_Stated exercise_. State how many lines in these records contain the word "that", and nothing else.

━━━ Record extracts ━━━

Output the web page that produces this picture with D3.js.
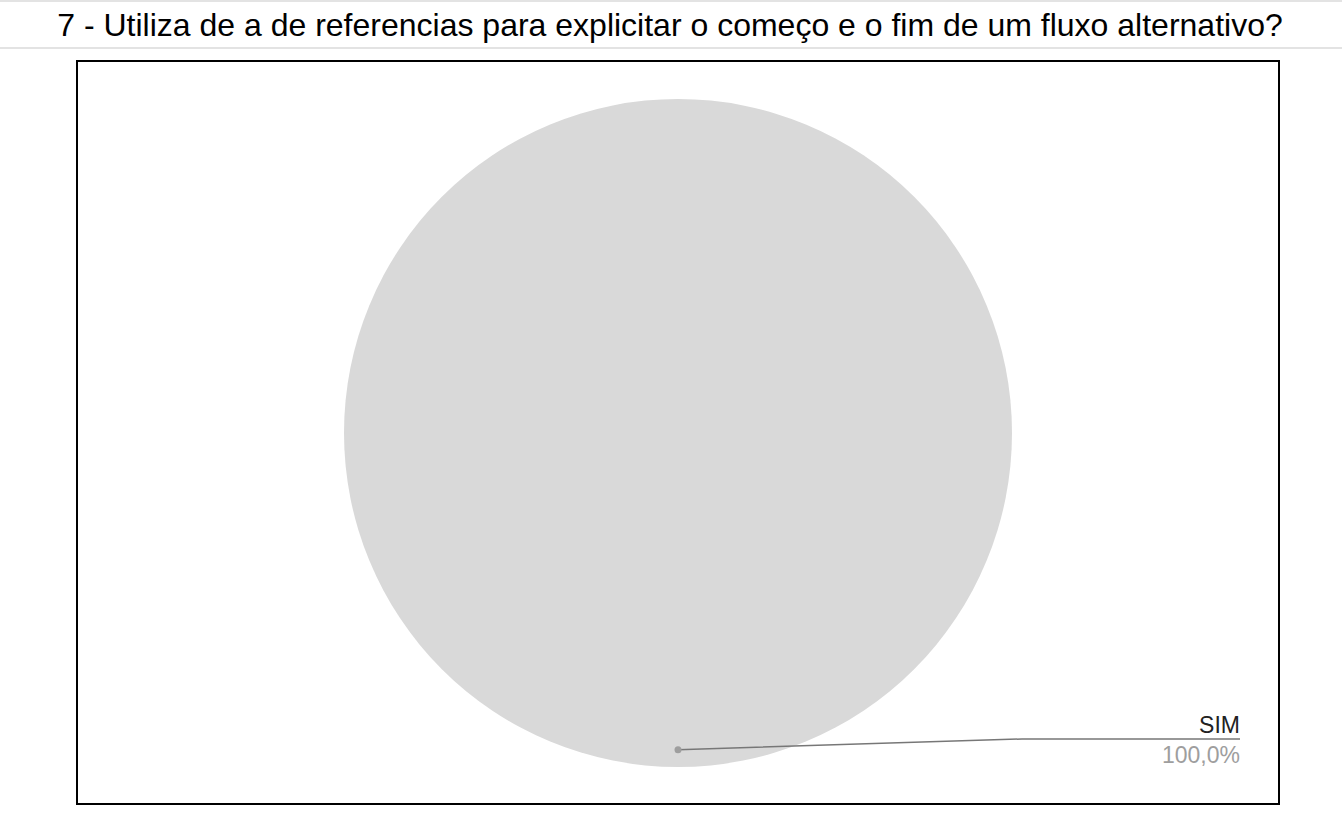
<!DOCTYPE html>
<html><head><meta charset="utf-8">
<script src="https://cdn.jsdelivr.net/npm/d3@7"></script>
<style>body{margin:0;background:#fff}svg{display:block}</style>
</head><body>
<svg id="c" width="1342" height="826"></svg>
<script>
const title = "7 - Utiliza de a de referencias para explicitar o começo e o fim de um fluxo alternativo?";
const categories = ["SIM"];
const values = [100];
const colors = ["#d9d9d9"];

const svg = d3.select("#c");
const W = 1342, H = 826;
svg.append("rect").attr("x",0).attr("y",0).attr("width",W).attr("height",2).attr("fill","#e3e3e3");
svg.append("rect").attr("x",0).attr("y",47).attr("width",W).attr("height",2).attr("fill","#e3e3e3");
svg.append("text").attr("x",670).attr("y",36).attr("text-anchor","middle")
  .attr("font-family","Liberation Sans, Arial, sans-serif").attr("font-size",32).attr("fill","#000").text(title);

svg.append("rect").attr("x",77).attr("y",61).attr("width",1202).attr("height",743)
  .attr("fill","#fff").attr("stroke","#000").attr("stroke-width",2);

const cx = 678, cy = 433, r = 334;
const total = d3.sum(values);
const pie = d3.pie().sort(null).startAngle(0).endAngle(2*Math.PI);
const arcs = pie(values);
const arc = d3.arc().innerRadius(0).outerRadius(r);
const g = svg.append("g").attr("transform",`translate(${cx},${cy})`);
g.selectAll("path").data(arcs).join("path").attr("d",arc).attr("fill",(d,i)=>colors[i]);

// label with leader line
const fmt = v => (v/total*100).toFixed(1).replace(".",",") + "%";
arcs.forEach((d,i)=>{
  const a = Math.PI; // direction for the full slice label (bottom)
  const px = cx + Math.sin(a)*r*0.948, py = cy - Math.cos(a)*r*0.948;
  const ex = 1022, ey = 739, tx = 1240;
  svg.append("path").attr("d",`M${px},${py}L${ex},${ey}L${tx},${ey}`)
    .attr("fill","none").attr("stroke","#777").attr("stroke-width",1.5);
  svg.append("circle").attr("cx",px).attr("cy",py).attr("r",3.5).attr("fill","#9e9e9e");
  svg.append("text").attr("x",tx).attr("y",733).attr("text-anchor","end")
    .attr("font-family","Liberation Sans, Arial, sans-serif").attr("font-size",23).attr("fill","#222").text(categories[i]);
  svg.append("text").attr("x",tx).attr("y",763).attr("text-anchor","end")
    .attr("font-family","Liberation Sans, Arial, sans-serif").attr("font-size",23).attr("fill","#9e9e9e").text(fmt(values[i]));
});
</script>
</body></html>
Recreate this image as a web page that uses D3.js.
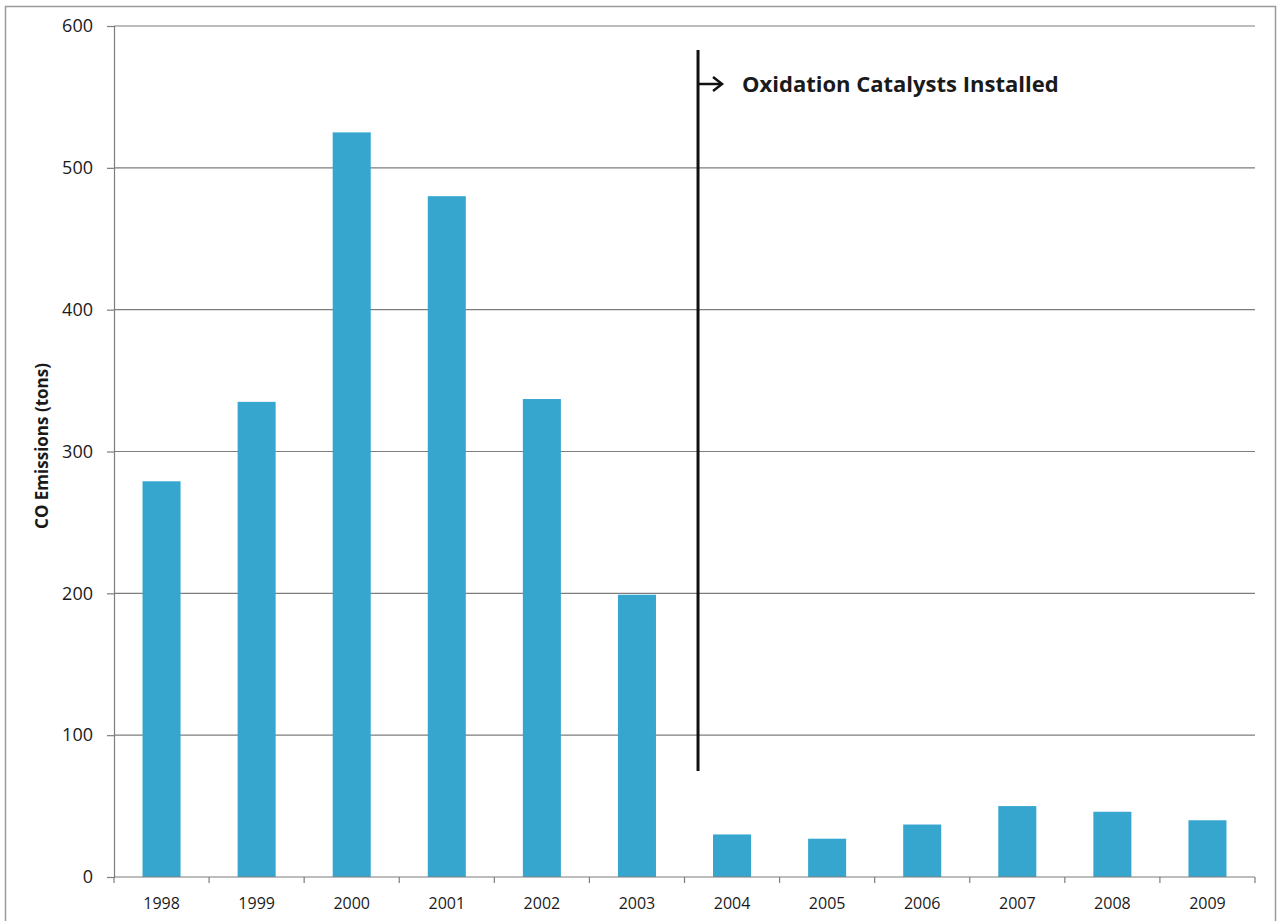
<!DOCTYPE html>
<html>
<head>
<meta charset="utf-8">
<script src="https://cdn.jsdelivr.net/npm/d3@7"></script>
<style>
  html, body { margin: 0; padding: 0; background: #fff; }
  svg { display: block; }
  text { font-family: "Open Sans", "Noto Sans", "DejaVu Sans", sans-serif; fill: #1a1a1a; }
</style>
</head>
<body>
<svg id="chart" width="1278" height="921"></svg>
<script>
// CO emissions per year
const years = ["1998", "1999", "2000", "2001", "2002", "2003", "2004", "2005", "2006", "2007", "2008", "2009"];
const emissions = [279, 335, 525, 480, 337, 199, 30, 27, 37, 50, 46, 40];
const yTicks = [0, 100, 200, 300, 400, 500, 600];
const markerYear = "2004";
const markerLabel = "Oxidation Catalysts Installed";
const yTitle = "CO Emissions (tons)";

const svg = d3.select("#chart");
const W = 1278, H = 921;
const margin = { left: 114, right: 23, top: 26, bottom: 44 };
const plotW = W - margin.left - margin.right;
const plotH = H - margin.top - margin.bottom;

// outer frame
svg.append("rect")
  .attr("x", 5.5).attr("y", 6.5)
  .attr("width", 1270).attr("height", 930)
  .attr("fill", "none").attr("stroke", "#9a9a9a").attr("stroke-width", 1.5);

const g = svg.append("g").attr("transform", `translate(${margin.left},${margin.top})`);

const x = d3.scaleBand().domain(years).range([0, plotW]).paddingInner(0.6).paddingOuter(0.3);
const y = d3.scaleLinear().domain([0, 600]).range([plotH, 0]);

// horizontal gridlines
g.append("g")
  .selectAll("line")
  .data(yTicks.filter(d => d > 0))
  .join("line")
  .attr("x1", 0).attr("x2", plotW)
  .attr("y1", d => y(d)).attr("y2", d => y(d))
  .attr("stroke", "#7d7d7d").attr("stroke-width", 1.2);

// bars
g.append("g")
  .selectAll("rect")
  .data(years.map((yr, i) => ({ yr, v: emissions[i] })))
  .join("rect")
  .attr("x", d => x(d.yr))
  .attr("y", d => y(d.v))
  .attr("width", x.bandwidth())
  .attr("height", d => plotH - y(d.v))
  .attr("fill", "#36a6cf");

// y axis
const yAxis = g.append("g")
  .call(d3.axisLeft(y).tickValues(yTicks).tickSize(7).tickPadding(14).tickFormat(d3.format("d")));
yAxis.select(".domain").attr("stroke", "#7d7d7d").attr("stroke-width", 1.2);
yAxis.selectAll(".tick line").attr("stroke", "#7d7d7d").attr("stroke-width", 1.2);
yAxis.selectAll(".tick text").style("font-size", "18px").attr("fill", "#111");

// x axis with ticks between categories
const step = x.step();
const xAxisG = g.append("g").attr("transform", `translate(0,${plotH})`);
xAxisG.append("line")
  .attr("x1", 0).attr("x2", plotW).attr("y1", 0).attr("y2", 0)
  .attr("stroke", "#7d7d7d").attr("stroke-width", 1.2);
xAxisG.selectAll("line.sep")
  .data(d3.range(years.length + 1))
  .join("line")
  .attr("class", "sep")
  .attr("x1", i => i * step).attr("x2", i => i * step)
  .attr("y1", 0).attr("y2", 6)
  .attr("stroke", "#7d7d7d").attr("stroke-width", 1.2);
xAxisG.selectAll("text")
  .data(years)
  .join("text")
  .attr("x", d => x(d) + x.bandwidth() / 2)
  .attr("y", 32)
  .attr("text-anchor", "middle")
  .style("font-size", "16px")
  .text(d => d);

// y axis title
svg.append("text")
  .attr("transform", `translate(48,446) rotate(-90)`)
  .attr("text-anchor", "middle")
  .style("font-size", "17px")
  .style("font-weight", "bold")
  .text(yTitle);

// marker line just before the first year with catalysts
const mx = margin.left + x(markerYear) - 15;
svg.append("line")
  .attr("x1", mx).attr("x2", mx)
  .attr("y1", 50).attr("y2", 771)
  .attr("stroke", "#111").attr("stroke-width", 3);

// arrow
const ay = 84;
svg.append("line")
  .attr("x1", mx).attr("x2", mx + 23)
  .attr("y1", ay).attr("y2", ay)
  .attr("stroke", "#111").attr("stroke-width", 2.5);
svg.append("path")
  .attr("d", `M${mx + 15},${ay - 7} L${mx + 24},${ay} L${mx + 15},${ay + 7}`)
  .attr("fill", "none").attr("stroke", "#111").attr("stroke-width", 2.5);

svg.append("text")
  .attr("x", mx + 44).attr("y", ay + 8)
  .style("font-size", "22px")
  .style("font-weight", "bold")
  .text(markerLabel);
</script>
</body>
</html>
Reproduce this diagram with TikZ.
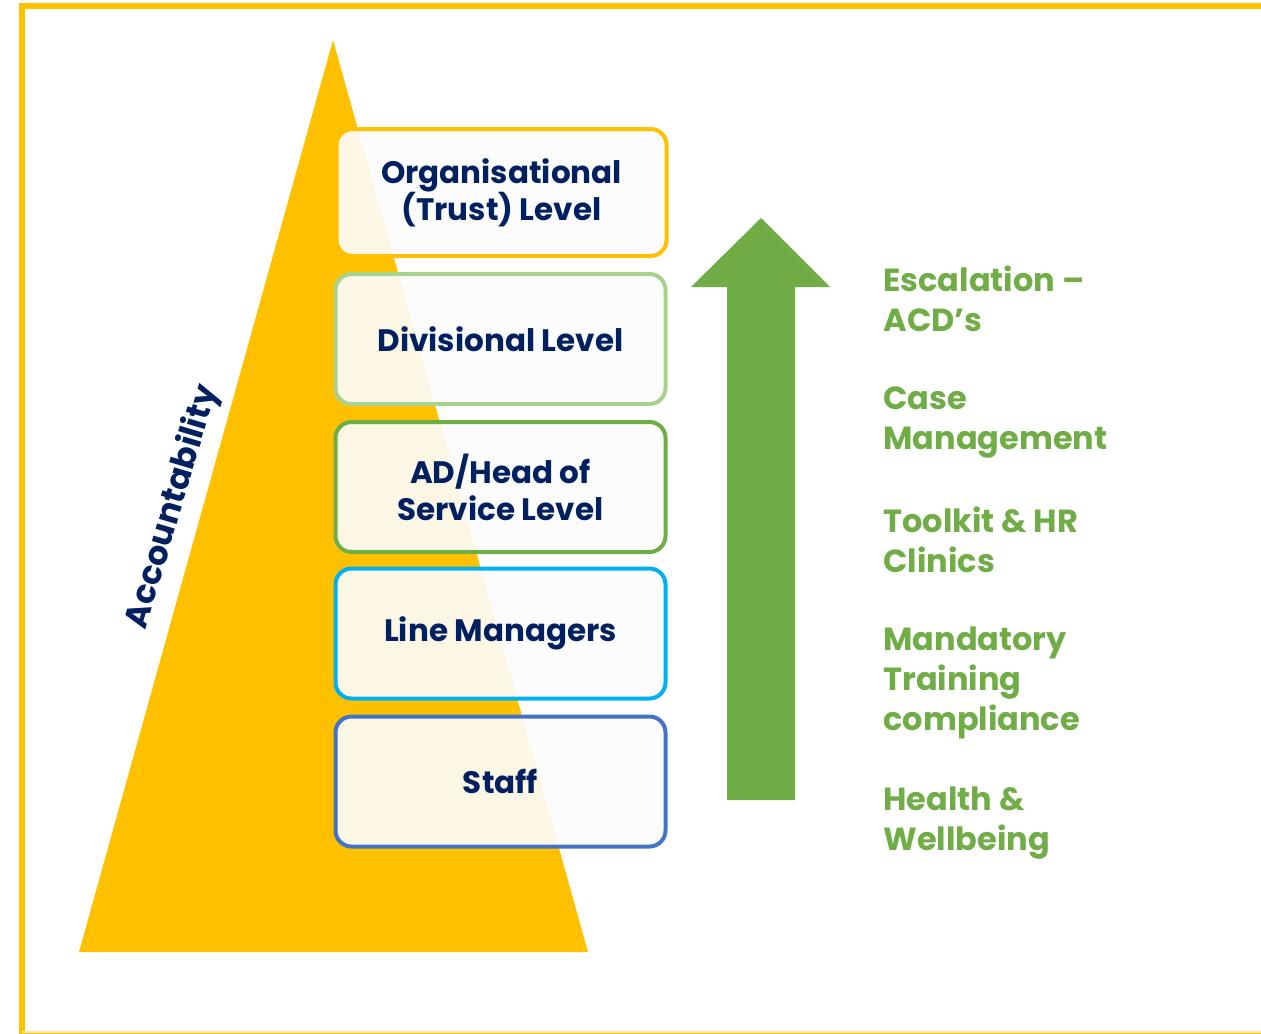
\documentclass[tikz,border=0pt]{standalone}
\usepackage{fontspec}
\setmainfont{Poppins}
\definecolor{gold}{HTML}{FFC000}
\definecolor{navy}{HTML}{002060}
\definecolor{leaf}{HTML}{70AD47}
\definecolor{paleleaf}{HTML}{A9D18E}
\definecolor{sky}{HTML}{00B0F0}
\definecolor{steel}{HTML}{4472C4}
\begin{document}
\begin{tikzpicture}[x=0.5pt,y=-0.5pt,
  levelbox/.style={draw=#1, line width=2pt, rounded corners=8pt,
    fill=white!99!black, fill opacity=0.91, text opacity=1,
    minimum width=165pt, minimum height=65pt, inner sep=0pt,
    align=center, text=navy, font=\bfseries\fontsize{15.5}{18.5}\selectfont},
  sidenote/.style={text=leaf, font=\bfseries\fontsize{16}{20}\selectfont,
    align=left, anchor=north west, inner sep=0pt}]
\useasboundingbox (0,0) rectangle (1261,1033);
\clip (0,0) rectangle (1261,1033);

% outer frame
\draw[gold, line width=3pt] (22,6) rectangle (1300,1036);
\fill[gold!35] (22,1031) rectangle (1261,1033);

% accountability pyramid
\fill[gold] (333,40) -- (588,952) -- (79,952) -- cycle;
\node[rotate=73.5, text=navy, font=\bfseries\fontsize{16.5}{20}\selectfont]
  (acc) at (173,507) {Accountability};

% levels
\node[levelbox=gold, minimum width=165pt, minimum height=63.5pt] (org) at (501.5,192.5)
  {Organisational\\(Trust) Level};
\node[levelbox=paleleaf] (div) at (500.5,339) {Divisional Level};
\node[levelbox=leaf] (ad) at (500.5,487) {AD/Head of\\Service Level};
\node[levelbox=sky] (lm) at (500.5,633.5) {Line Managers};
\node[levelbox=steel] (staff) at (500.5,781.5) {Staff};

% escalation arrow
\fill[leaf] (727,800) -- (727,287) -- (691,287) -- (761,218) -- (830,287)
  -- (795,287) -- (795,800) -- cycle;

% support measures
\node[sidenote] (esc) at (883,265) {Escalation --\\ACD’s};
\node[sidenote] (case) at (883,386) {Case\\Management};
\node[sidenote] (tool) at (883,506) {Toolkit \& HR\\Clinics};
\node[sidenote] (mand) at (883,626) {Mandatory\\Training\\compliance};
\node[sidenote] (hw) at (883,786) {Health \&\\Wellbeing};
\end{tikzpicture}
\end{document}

━━━

_Answer to this task_. 2